Give Equal Time to Both
I won’t try to convince you to give up fantasy football or to spend less time on it. I will insist that you try to spend an equal amount of time on your own finances. So much more depends on it.When you do your homework before the fantasy draft, read a book like Mr. Tobias’ $11 book, the Bogleheads Guide, or if you’re a doctor, The White Coat Investor.
When you pay your annual league entry fee, analyze the fees on your investments. Most investors who choose not to DIY are paying 1% to 2% or more. Fees can be as damaging to your portfolio as a blown out knee can be to your team.
When you set your ideal lineup, set your preferred asset allocation. By the end of the 15 or 16 weeks, you should have had time to develop a simple but complete Investor Policy Statement.
At playoff time, do some end-of-year tidying up. Is it time to rebalance? Have you maxed out your tax-deferred space? Do you have money ready to contribute to your personal and spousal backdoor Roth IRAs in early January.
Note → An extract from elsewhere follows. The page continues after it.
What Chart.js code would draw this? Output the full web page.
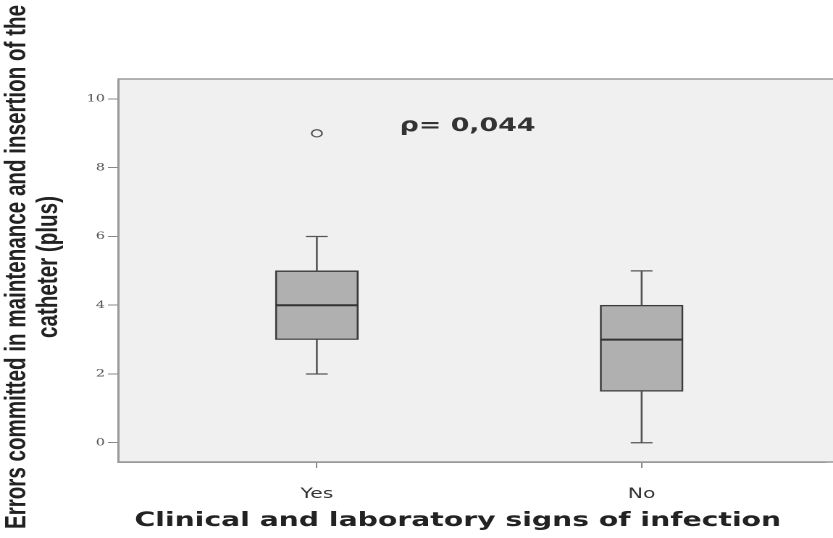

And please don’t tell me your ability to max these out depends on how well you fare in those playoffs.
But Not Exactly Like Fantasy Football
Your fantasy football squad will look a little different most weeks. You drop the underperformers, pick up the next big thing, and by the end of the season, your team scarcely resembles the roster you assembled on draft day.
This is exactly what you do not want to do with your finances. Dropping your underperformers will lock in losses. Buying into the next big thing is pure speculation. If you want to play the individual stock picking game, use your “play money,” which should be limited to maybe 5% of your portfolio.
Your roster of investments should look very similar at the end of the year that it did at the beginning. Beat most investors and professionals by selecting a simple three fund portfolio or similar lazy portfolio. Complexity is the enemy in this game.
You don’t have to be a fantasy football player, or fantasy anything aficionado to be guilty of similar distractions. If you’re choosing to trust your money to someone else, or just picking a few funds and setting things on autopilot, you’re deciding something else is more important.
Is it gardening?
We’re all busy, juggling as much or more than we can handle at times. It’s nice to have a distraction. Hobbies are welcome and required to find a workable balance. I simply suggest you make personal finance one of them. It’s guaranteed to pay dividends.